November 28, 2011
PROXY VOTING IN CONDOMINIUM ASSOCIATIONS
By: James Orlando, Associate Analyst
You asked about proxy voting in condominium associations, including a summary of Connecticut law and whether other states allow or prohibit proxy voting.
Connecticut allows condominium unit owners to vote by proxy, unless the association's declaration or bylaws prohibit it. The law sets certain standards concerning proxy voting which we describe below.
We searched other states' condominium statutes and found most states allow proxy voting in condominium associations. Some states set conditions on proxy voting (e.g., specifying that it is only permitted if the association documents provide for it or setting the length of time for a proxy's effectiveness). Two states prohibit proxy voting in certain circumstances. Arizona prohibits proxy voting in condominium association elections after the developer's control of the association has ended. Florida generally prohibits the use of proxy voting for electing board members.
PROXY VOTING IN CONDOMINIUM ASSOCIATIONS
The Common Interest Ownership Act (CIOA) authorizes unit owners, unless prohibited or limited by the declaration or bylaws, to vote at a meeting in person; by proxy; or, when a vote is conducted without a meeting, by electronic or paper ballot. Unless a greater number or fraction of the votes in the association is required by CIOA, other law, or the declaration, a majority of the votes cast is the decision of the unit owners.
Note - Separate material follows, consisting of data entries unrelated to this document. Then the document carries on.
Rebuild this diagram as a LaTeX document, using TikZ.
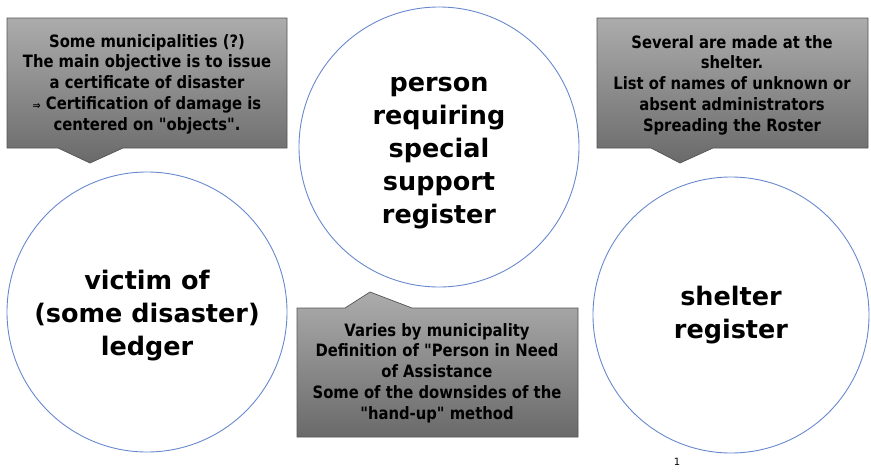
\documentclass[tikz,border=0pt]{standalone}
\usepackage{fontspec}
\setmainfont{DejaVu Sans}[Ligatures=ResetAll]
\newfontfamily\notefont{DejaVu Sans}[Ligatures=ResetAll, FakeStretch=0.87]
\definecolor{ringblue}{RGB}{104,136,206}
\definecolor{notetop}{RGB}{172,172,172}
\definecolor{notebot}{RGB}{106,106,106}
\definecolor{noteedge}{RGB}{84,84,84}
\begin{document}
\begin{tikzpicture}[x=1pt,y=-1pt,
  ring/.style={circle, draw=ringblue, line width=0.9pt, inner sep=0pt},
  ringtext/.style={align=center, inner sep=0pt, font=\bfseries\fontsize{25.5}{33}\selectfont},
  notebg/.style={top color=notetop, bottom color=notebot, draw=noteedge, line width=0.7pt},
  notetext/.style={align=center, inner sep=0pt, font=\notefont\bfseries\fontsize{17}{20.7}\selectfont}]
\useasboundingbox (0,0) rectangle (871,472);

% the three registers
\node[ring, minimum size=280pt] (victim) at (147,312) {};
\node[ring, minimum size=280pt] (support) at (439,147) {};
\node[ring, minimum size=276pt] (shelter) at (731,315) {};
\node[ringtext] (victimlabel) at ([yshift=-4pt]victim.center) {victim of\\(some disaster)\\ledger};
\node[ringtext] (supportlabel) at ([yshift=-6pt]support.center) {person\\requiring\\special\\support\\register};
\node[ringtext] (shelterlabel) at ([yshift=0pt]shelter.center) {shelter\\register};

% callout backgrounds with their pointers
\path[notebg] (7,18) -- (287,18) -- (287,148) -- (123,148) -- (90,163) -- (58,148) -- (7,148) -- cycle;
\path[notebg] (597,18) -- (868,18) -- (868,148) -- (713,148) -- (680,163) -- (651,148) -- (597,148) -- cycle;
\path[notebg] (297,308) -- (345,308) -- (370,292) -- (412,308) -- (578,308) -- (578,437) -- (297,437) -- cycle;

% callout texts
\node[notetext] (victimnote) at (147,84) {Some municipalities (?)\\The main objective is to issue\\a certificate of disaster\\{\fontsize{11}{12}\selectfont ⇒} Certification of damage is\\centered on "objects".};
\node[notetext] (sheltnote) at (732,85) {Several are made at the\\shelter.\\List of names of unknown or\\absent administrators\\Spreading the Roster};
\node[notetext] (supportnote) at (437,373) {Varies by municipality\\Definition of "Person in Need\\of Assistance\\Some of the downsides of the\\"hand-up" method};

% page number
\node[inner sep=0pt, font=\fontsize{10}{11}\selectfont] (pagenum) at (677,462) {1};
\end{tikzpicture}
\end{document}
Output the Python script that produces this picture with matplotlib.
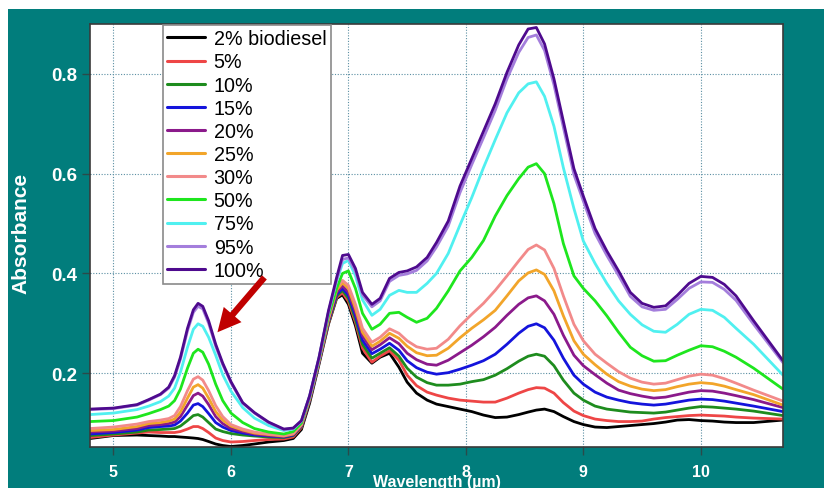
import matplotlib
matplotlib.use("Agg")
import matplotlib.pyplot as plt
from matplotlib.patches import Rectangle

# wavelength grid (µm)
wavelength = [4.8, 5.0, 5.2, 5.3, 5.4, 5.47, 5.52, 5.57, 5.63, 5.68,
              5.72, 5.76, 5.81, 5.87, 5.93, 6.0, 6.1, 6.2, 6.32, 6.45,
              6.53, 6.6, 6.67, 6.75, 6.83, 6.9, 6.95, 7.0, 7.06, 7.12,
              7.2, 7.27, 7.35, 7.43, 7.5, 7.58, 7.67, 7.75, 7.85, 7.95,
              8.05, 8.15, 8.25, 8.35, 8.45, 8.53, 8.6, 8.67, 8.75, 8.83,
              8.92, 9.0, 9.1, 9.2, 9.3, 9.4, 9.5, 9.6, 9.7, 9.8,
              9.9, 10.0, 10.1, 10.2, 10.3, 10.45, 10.7]

labels = ["2% biodiesel", "5%", "10%", "15%", "20%", "25%", "30%", "50%", "75%", "95%", "100%"]
colors = ["#000000", "#EE4646", "#1E8C1E", "#1414DC", "#8B1A8B", "#F2A52A", "#F28A8A",
          "#1EE61E", "#50F0F0", "#A47EDC", "#4E0A8E"]

b2 = [.069, .075, .076, .075, .074, .073, .073, .072, .071, .070,
      .069, .067, .063, .058, .055, .053, .055, .058, .062, .065,
      .069, .087, .140, .218, .298, .350, .357, .338, .295, .240,
      .220, .232, .240, .212, .182, .160, .146, .138, .133, .128,
      .123, .116, .111, .112, .117, .122, .126, .128, .123, .113,
      .103, .097, .092, .091, .093, .095, .097, .099, .102, .106,
      .107, .105, .104, .102, .101, .101, .106]
b5 = [.071, .076, .080, .082, .081, .081, .081, .083, .088, .093,
      .093, .089, .081, .070, .065, .062, .063, .065, .067, .068,
      .072, .091, .145, .221, .300, .352, .361, .344, .302, .250,
      .222, .234, .245, .226, .196, .175, .162, .156, .150, .146,
      .144, .142, .142, .150, .160, .167, .171, .170, .160, .141,
      .124, .115, .108, .105, .103, .103, .104, .108, .111, .113,
      .115, .116, .115, .114, .112, .110, .108]
b10 = [.075, .078, .082, .086, .087, .088, .089, .094, .105, .115,
       .117, .112, .101, .088, .083, .079, .076, .074, .072, .071,
       .075, .093, .146, .222, .302, .355, .366, .350, .308, .258,
       .230, .240, .251, .234, .210, .192, .181, .176, .176, .178,
       .183, .187, .196, .209, .224, .234, .238, .234, .215, .186,
       .160, .146, .134, .128, .125, .122, .121, .120, .122, .126,
       .130, .133, .132, .130, .128, .124, .115]
b15 = [.078, .081, .086, .091, .093, .094, .096, .104, .120, .136,
       .139, .133, .119, .101, .092, .085, .080, .076, .074, .072,
       .076, .094, .147, .223, .304, .358, .370, .356, .315, .266,
       .239, .248, .260, .246, .225, .211, .202, .198, .201, .208,
       .216, .225, .238, .258, .280, .294, .299, .291, .266, .230,
       .196, .178, .162, .152, .146, .141, .138, .136, .138, .142,
       .146, .148, .147, .144, .140, .134, .123]
b20 = [.082, .084, .089, .095, .097, .099, .102, .113, .136, .155,
       .160, .154, .137, .113, .099, .089, .083, .078, .075, .073,
       .077, .095, .148, .224, .306, .362, .375, .362, .322, .275,
       .247, .257, .271, .259, .240, .227, .218, .216, .226, .241,
       .256, .273, .292, .316, .338, .351, .355, .345, .318, .276,
       .236, .215, .197, .180, .166, .159, .154, .150, .152, .157,
       .162, .165, .164, .160, .155, .147, .131]
b25 = [.085, .087, .093, .099, .101, .104, .108, .122, .150, .172,
       .177, .170, .150, .123, .106, .094, .086, .080, .077, .074,
       .078, .096, .149, .225, .308, .367, .381, .370, .330, .282,
       .254, .264, .280, .270, .254, .241, .235, .236, .250, .271,
       .290, .307, .326, .355, .385, .401, .407, .398, .365, .315,
       .265, .238, .217, .198, .183, .174, .168, .165, .167, .173,
       .178, .181, .179, .174, .167, .157, .136]
b30 = [.089, .092, .098, .103, .106, .109, .115, .133, .165, .188,
       .193, .186, .165, .135, .113, .097, .088, .082, .078, .075,
       .079, .097, .150, .226, .310, .372, .386, .376, .338, .290,
       .262, .272, .289, .280, .265, .253, .248, .250, .268, .295,
       .318, .340, .366, .395, .425, .448, .457, .447, .410, .355,
       .298, .265, .238, .220, .203, .190, .182, .178, .180, .187,
       .194, .198, .196, .189, .180, .166, .144]
b50 = [.103, .105, .112, .119, .127, .134, .145, .168, .210, .240,
       .248, .242, .218, .178, .145, .120, .101, .089, .082, .078,
       .083, .100, .152, .228, .315, .370, .400, .405, .370, .320,
       .288, .298, .320, .322, .312, .302, .310, .330, .365, .405,
       .432, .466, .515, .556, .590, .613, .620, .600, .540, .460,
       .395, .370, .345, .315, .282, .252, .235, .224, .225, .236,
       .246, .255, .253, .244, .232, .210, .168]
b75 = [.117, .120, .127, .134, .143, .154, .170, .202, .252, .288,
       .299, .294, .272, .236, .197, .164, .131, .110, .095, .085,
       .088, .104, .154, .231, .322, .385, .420, .426, .395, .347,
       .316, .328, .356, .366, .362, .362, .380, .400, .440, .497,
       .552, .612, .668, .722, .762, .780, .784, .755, .695, .612,
       .530, .465, .420, .380, .345, .318, .297, .284, .282, .298,
       .318, .328, .326, .312, .290, .258, .196]
b95 = [.127, .129, .136, .146, .157, .170, .192, .228, .285, .322,
       .334, .329, .300, .254, .217, .181, .140, .120, .101, .087,
       .089, .104, .154, .231, .322, .387, .428, .431, .404, .357,
       .333, .345, .384, .396, .399, .406, .425, .453, .495, .562,
       .618, .672, .727, .790, .843, .873, .878, .847, .778, .693,
       .598, .545, .480, .436, .396, .354, .333, .326, .328, .348,
       .370, .383, .382, .368, .346, .298, .221]
b100 = [.128, .130, .137, .147, .158, .172, .195, .232, .290, .327,
        .340, .334, .305, .258, .220, .183, .141, .121, .102, .088,
        .090, .105, .155, .232, .325, .392, .436, .438, .410, .362,
        .338, .350, .390, .402, .405, .413, .432, .462, .505, .575,
        .630, .685, .740, .803, .858, .890, .893, .860, .790, .705,
        .610, .555, .490, .445, .405, .362, .340, .332, .335, .356,
        .380, .394, .392, .378, .355, .305, .225]

series = [b2, b5, b10, b15, b20, b25, b30, b50, b75, b95, b100]

teal = "#017D7C"
font = "Liberation Sans"

fig = plt.figure(figsize=(8.24, 4.89), dpi=100, facecolor="white")
# teal slide background behind the plot
fig.patches.append(Rectangle((8 / 824, 0), 1, 1 - 10 / 489, transform=fig.transFigure,
                             facecolor=teal, edgecolor="none", zorder=-10))

ax = fig.add_axes([90 / 824, 1 - 448 / 489, 693 / 824, 423 / 489])
ax.set_facecolor("white")
ax.set_zorder(1)

for vals, lab, col in zip(series, labels, colors):
    ax.plot(wavelength, vals, color=col, lw=2.0, label=lab,
            solid_joinstyle="round", solid_capstyle="round")

ax.set_xlim(4.8, 10.7)
ax.set_ylim(0.052, 0.9)
ax.set_xticks([5, 6, 7, 8, 9, 10])
ax.set_yticks([0.2, 0.4, 0.6, 0.8])
ax.set_yticklabels(["0.2", "0.4", "0.6", "0.8"])
ax.grid(True, linestyle=(0, (1, 1.5)), color="#5B8FA3", lw=0.8)
ax.set_axisbelow(True)

for sp in ax.spines.values():
    sp.set_color("#3A3A3A")
    sp.set_linewidth(1.2)

ax.tick_params(axis="both", direction="out", length=6, width=1, color="#2A4A4A")
ax.tick_params(axis="y", pad=3)
ax.tick_params(axis="x", pad=6)
for t in ax.get_yticklabels():
    t.set_fontfamily(font)
    t.set_fontweight("bold")
    t.set_fontsize(13.5)
    t.set_color("white")
for t in ax.get_xticklabels():
    t.set_fontfamily(font)
    t.set_fontweight("bold")
    t.set_fontsize(11.5)
    t.set_color("white")

fig.text(21 / 824, 1 - 233 / 489, "Absorbance", rotation=90, ha="center", va="center",
         color="white", fontweight="bold", fontsize=15, fontfamily=font)
fig.text(437 / 824, 2 / 489, "Wavelength (µm)", ha="center", va="baseline",
         color="white", fontweight="bold", fontsize=11.5, fontfamily=font)

leg = ax.legend(loc="upper left", bbox_to_anchor=(163 / 824, 1 - 26 / 489),
                bbox_transform=fig.transFigure, borderaxespad=0, fancybox=False,
                framealpha=1, edgecolor="#8A8A8A", prop={"family": font, "size": 14.2},
                handlelength=1.9, handletextpad=0.45, labelspacing=0.21, borderpad=0.22)
leg.get_frame().set_linewidth(1.2)
for line in leg.get_lines():
    line.set_linewidth(2.2)

# red arrow pointing to the 5.7 µm carbonyl peak, drawn over the legend edge
arrow = ax.annotate("", xy=(5.885, 0.282), xytext=(6.285, 0.392),
                    arrowprops=dict(arrowstyle="simple,head_length=1.4,head_width=1.4,tail_width=0.38",
                                    mutation_scale=12, facecolor="#C00000", edgecolor="none",
                                    shrinkA=0, shrinkB=0))
arrow.set_zorder(10)

fig.savefig("out.png", dpi=100, facecolor=fig.get_facecolor())
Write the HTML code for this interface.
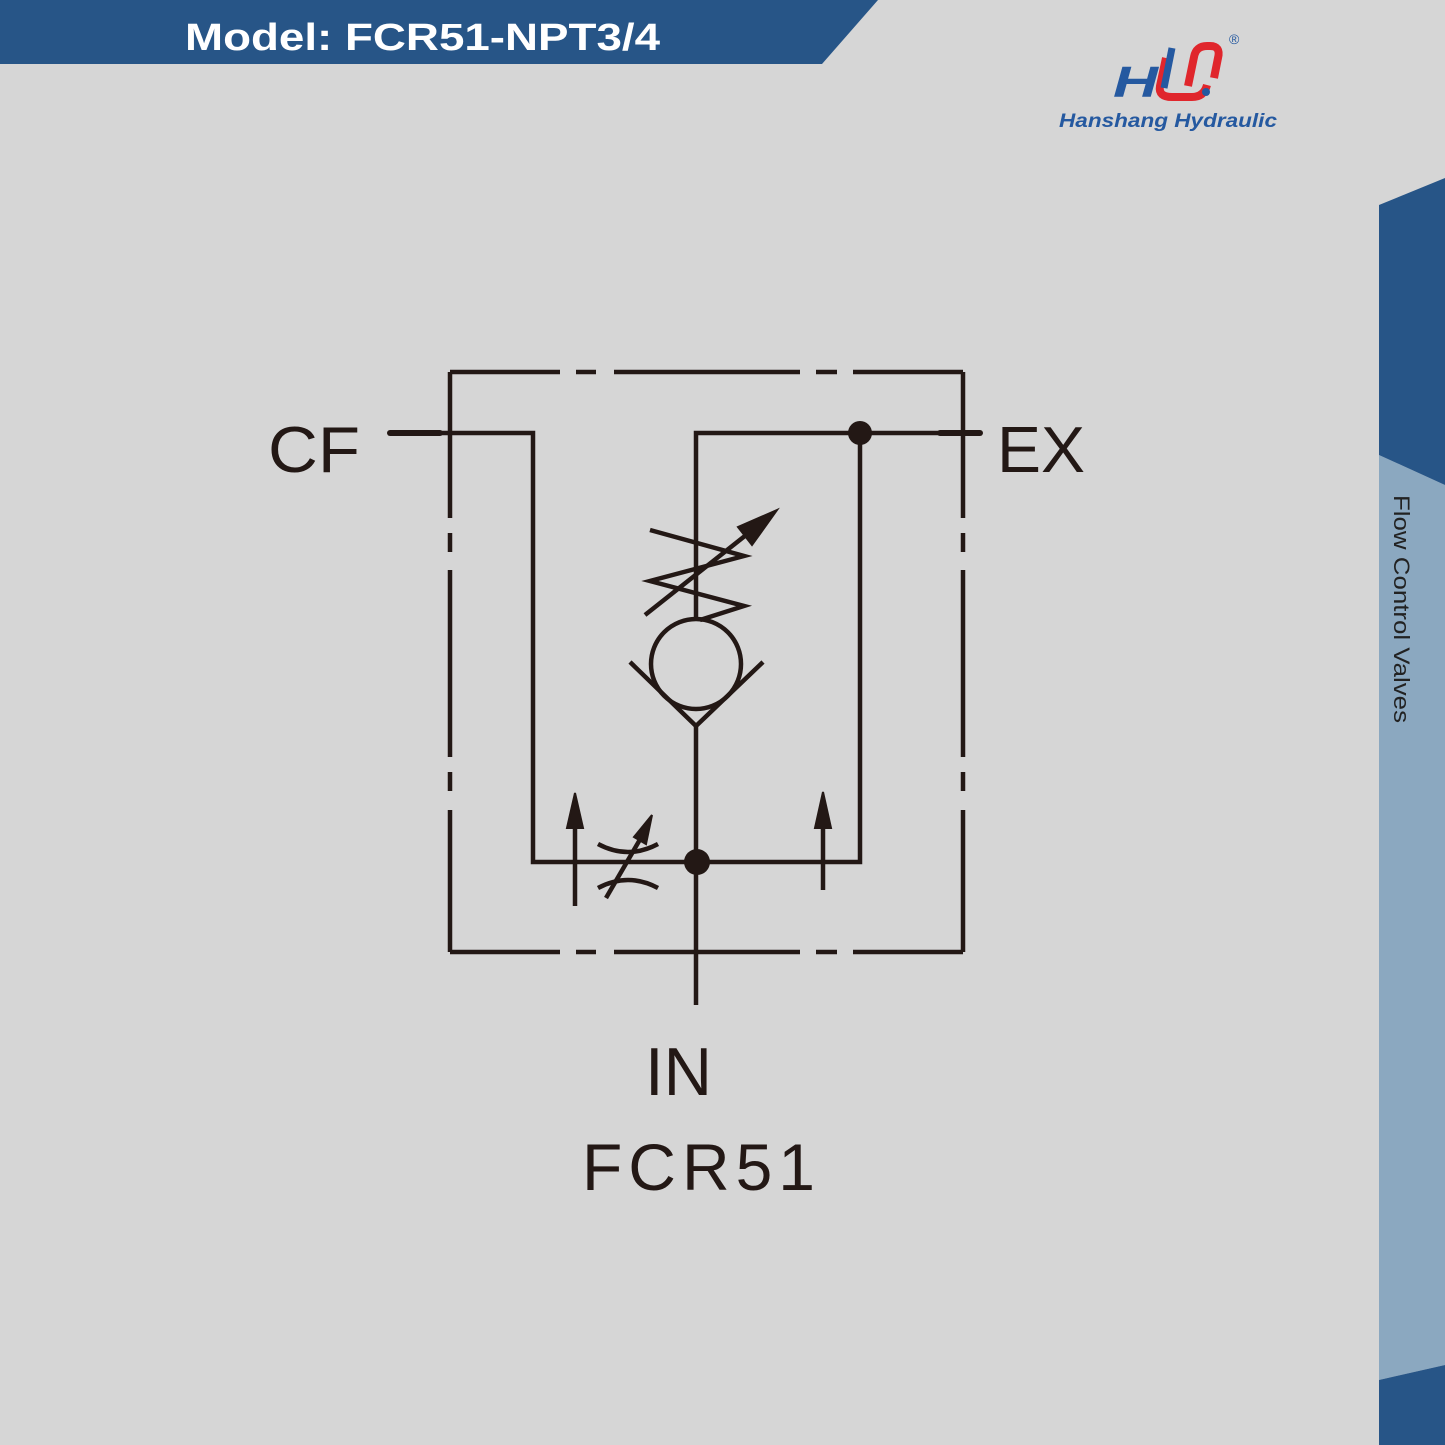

CIOA establishes the following rights and limitations concerning proxy voting, unless the declaration or bylaws provide otherwise:
1. votes allocated to a unit can be cast by a proxy duly executed by a unit owner (the proxy can direct how a vote is cast or it can be “undirected” and allow the person who is given the proxy to decide how to vote);
2. if a unit is owned by more than one person, each unit owner may vote or register a protest to the votes by the other owners of the unit through a duly executed proxy;
3. a unit owner may revoke a proxy only by actual notice of revocation to the person presiding over an association meeting;
4. a proxy is void if it is not dated or purports to be revocable without notice;
5. a proxy terminates one year after its date, unless it specifies a shorter term; and
6. someone may not cast votes representing more than 15% of the votes in the association pursuant to undirected proxies (CGS § 47-252).
CIOA specifies that proxy voting is among the acceptable voting methods at meetings concerning the removal of officers or directors, notwithstanding any contrary provision in the declaration or bylaws (CGS § 47-261d).
Under CIOA, unless an association's bylaws provide otherwise, a quorum is present throughout any meeting of the unit owners if persons entitled to cast 20% of the votes in the association are present in person or by proxy at the beginning of the meeting (CGS § 47-251).
Like several states, Connecticut's condominium law is modeled in part on the Uniform Common Interest Ownership Act. Connecticut's proxy voting law generally follows that of the most recent revisions to the uniform act (the uniform act has different provisions regarding how long a proxy is valid).
We found provisions in over 30 states' condominium statutes allowing proxy voting in condominium associations. Some other states do not address proxy voting in their condominium statutes, but allow proxy voting in other statutes addressing voting by nonprofit corporations or certain other associations, which could include condominium associations.
Some states, like Connecticut, specify that proxy voting is allowed unless the condominium documents prohibit it. Examples include Illinois, Kansas, and Oregon (see below for more details on Illinois' law). Minnesota law provides that proxy voting is only allowed if the condominium documents provide for it (Minn. Stat. Ann. § 515B.3-110).
Below we briefly describe laws in three states that place restrictions or limitations on proxy voting.
Arizona. Arizona prohibits proxy voting in condominium associations after the end of the period of declarant (developer) control (i.e., the time during which the declarant or persons designated by the declarant may elect or appoint the board members pursuant to the condominium documents or by virtue of superior voting power). This prohibition on proxy voting applies notwithstanding any provision in the condominium documents. The prohibition does not apply to timeshares. During the period of declarant control, votes may be cast by proxy, subject to certain conditions (e.g., a proxy is void if it is undated or purports to be revocable without notice) (Ariz. Rev. Stat. Ann. § 33-1250).
Florida. Florida prohibits the use of proxy voting in the election of board members, except for associations of 10 or fewer units. Such associations, by affirmative vote of a majority of the total voting interests, may provide in their bylaws for proxy voting for electing board members. Florida generally allows proxy voting in other contexts, subject to certain conditions and limitations (Fl. Stat. Ann. § 718.112).
Illinois. Under Illinois law, proxy voting is generally allowed unless the articles of incorporation or bylaws provide otherwise. For board elections, proxy voting is prohibited if (1) the board, at least 120 days before an election, adopts a rule providing for balloting as set forth by law or (2) the declaration or bylaws provide for balloting as set forth by law (765 Ill. Comp. Stat. Ann. 605/18).